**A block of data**
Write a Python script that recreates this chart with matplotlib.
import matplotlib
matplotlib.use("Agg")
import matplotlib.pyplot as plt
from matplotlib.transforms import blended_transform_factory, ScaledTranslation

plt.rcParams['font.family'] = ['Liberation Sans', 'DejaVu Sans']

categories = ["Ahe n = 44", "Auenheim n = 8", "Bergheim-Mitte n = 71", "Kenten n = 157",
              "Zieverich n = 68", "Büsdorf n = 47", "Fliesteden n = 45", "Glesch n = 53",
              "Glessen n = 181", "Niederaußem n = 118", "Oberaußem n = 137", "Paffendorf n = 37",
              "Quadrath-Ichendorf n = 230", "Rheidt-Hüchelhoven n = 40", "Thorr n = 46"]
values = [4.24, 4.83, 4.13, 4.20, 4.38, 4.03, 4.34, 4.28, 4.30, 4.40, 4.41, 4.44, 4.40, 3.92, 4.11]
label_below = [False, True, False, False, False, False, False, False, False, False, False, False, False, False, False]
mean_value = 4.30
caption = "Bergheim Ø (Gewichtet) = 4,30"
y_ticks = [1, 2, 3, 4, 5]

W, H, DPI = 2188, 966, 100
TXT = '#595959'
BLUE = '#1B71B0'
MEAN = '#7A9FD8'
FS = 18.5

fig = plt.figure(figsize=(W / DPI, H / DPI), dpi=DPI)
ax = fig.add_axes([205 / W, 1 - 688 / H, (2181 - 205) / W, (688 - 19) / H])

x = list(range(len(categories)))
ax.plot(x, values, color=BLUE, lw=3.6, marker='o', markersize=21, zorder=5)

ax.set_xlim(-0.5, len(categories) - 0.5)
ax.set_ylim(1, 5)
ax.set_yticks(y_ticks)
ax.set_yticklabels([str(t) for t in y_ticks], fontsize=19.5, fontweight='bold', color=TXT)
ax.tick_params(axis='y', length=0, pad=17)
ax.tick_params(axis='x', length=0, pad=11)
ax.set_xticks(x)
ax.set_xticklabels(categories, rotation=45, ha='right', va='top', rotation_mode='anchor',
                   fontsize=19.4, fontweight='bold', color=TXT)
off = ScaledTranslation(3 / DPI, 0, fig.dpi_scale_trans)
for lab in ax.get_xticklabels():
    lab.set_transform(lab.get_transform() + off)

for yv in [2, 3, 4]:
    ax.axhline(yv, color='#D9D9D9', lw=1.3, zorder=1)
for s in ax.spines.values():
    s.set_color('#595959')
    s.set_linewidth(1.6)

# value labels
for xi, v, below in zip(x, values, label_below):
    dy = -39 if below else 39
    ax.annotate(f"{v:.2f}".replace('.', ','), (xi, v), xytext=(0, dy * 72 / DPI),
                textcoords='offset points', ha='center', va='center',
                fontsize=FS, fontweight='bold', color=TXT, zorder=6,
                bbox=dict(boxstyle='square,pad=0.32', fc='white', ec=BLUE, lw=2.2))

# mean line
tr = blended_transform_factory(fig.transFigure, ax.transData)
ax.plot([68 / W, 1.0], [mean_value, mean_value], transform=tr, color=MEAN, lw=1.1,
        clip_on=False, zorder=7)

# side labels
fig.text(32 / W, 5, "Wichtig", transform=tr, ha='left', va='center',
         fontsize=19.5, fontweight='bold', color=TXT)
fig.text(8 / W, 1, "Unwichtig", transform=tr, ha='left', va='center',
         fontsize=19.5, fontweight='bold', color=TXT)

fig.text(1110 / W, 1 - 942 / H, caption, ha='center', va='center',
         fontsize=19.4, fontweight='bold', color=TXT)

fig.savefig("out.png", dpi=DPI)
* * *
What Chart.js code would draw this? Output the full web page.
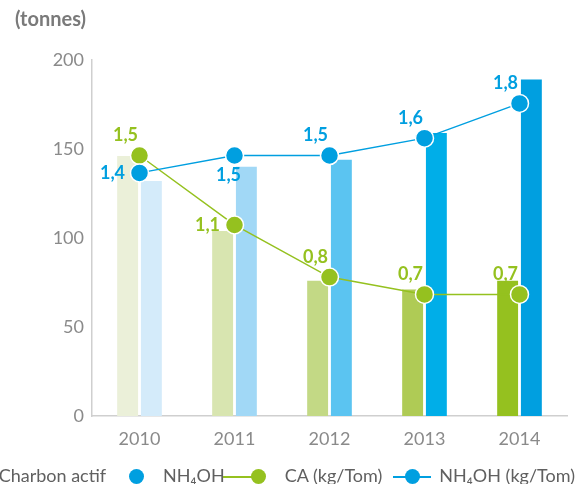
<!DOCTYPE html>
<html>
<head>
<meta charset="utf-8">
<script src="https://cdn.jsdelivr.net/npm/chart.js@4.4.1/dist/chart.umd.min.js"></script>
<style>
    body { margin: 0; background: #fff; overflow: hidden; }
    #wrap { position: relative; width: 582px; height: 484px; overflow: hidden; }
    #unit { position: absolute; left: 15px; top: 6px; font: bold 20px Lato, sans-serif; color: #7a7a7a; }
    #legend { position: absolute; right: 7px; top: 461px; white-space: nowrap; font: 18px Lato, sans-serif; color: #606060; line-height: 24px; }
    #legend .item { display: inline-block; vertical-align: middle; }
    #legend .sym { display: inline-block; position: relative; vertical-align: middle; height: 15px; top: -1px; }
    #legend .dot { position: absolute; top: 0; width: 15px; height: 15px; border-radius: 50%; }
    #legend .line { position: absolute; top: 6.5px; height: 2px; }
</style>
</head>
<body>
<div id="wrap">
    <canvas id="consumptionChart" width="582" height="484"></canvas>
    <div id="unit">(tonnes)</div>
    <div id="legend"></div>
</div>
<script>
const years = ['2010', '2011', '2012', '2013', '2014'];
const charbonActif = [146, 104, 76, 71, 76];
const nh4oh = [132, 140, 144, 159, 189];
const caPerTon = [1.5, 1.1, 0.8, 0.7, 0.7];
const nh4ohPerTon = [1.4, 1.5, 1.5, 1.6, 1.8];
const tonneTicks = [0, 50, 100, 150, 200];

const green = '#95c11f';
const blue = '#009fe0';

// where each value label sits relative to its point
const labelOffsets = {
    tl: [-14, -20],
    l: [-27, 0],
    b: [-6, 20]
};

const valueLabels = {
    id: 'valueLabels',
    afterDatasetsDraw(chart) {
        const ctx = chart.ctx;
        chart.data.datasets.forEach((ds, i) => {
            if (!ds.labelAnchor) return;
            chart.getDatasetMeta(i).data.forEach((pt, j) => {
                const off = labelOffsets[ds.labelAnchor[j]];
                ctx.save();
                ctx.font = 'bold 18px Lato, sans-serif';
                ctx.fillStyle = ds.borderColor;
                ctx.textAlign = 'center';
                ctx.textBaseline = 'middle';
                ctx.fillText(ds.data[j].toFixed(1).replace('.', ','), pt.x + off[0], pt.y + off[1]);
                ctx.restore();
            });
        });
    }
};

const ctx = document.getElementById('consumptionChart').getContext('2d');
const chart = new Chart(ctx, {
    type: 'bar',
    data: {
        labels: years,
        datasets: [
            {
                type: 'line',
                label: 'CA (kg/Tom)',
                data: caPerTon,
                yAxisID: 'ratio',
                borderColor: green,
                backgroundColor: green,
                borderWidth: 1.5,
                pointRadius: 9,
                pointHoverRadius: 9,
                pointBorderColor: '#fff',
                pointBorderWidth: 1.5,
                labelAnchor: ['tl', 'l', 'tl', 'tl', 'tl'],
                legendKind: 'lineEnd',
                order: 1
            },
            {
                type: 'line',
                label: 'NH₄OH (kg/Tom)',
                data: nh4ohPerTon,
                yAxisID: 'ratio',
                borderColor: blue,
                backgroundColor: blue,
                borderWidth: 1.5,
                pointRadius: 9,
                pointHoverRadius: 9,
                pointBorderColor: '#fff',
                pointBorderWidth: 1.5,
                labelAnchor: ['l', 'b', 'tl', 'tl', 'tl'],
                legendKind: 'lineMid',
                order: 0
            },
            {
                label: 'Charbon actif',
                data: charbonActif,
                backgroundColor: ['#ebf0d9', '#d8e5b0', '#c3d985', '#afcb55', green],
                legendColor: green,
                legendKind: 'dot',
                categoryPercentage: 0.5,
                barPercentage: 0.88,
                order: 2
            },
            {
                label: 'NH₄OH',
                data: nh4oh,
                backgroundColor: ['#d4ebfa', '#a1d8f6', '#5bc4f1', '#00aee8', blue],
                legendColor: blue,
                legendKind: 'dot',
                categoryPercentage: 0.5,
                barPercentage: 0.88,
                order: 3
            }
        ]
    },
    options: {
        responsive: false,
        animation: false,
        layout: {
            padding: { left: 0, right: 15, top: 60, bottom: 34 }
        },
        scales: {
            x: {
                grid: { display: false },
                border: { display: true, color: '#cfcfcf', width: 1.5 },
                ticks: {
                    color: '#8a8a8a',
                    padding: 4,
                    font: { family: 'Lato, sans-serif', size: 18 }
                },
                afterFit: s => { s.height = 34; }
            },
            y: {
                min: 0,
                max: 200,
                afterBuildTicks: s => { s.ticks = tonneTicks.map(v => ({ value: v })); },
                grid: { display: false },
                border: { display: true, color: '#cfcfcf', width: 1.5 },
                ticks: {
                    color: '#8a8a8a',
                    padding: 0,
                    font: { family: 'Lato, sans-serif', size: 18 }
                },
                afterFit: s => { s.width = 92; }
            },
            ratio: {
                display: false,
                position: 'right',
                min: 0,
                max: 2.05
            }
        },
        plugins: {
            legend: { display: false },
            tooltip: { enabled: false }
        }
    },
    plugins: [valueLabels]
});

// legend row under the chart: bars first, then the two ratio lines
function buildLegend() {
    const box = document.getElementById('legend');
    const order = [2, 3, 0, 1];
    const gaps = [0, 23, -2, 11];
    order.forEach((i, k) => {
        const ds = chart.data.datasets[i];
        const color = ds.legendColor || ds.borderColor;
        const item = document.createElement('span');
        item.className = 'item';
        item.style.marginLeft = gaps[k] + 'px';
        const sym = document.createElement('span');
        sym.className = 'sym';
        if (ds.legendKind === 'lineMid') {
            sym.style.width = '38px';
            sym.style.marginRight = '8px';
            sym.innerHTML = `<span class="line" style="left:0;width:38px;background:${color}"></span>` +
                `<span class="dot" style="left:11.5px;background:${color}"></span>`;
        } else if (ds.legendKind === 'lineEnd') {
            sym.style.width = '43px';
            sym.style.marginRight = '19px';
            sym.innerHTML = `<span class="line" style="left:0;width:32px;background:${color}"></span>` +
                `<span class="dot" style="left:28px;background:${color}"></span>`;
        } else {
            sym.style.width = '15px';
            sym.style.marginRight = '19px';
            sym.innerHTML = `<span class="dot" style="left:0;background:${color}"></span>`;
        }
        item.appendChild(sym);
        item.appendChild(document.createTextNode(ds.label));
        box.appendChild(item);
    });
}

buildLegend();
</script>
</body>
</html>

**WHAT TO DO**
From the records above, repeat exactly the lines from the one with "Write a Python" through the one with "marker='o', markersize=21, zorder=5)", both included.

**SOLUTION TO THE PROBLEM**
Write a Python script that recreates this chart with matplotlib.
import matplotlib
matplotlib.use("Agg")
import matplotlib.pyplot as plt
from matplotlib.transforms import blended_transform_factory, ScaledTranslation

plt.rcParams['font.family'] = ['Liberation Sans', 'DejaVu Sans']

categories = ["Ahe n = 44", "Auenheim n = 8", "Bergheim-Mitte n = 71", "Kenten n = 157",
              "Zieverich n = 68", "Büsdorf n = 47", "Fliesteden n = 45", "Glesch n = 53",
              "Glessen n = 181", "Niederaußem n = 118", "Oberaußem n = 137", "Paffendorf n = 37",
              "Quadrath-Ichendorf n = 230", "Rheidt-Hüchelhoven n = 40", "Thorr n = 46"]
values = [4.24, 4.83, 4.13, 4.20, 4.38, 4.03, 4.34, 4.28, 4.30, 4.40, 4.41, 4.44, 4.40, 3.92, 4.11]
label_below = [False, True, False, False, False, False, False, False, False, False, False, False, False, False, False]
mean_value = 4.30
caption = "Bergheim Ø (Gewichtet) = 4,30"
y_ticks = [1, 2, 3, 4, 5]

W, H, DPI = 2188, 966, 100
TXT = '#595959'
BLUE = '#1B71B0'
MEAN = '#7A9FD8'
FS = 18.5

fig = plt.figure(figsize=(W / DPI, H / DPI), dpi=DPI)
ax = fig.add_axes([205 / W, 1 - 688 / H, (2181 - 205) / W, (688 - 19) / H])

x = list(range(len(categories)))
ax.plot(x, values, color=BLUE, lw=3.6, marker='o', markersize=21, zorder=5)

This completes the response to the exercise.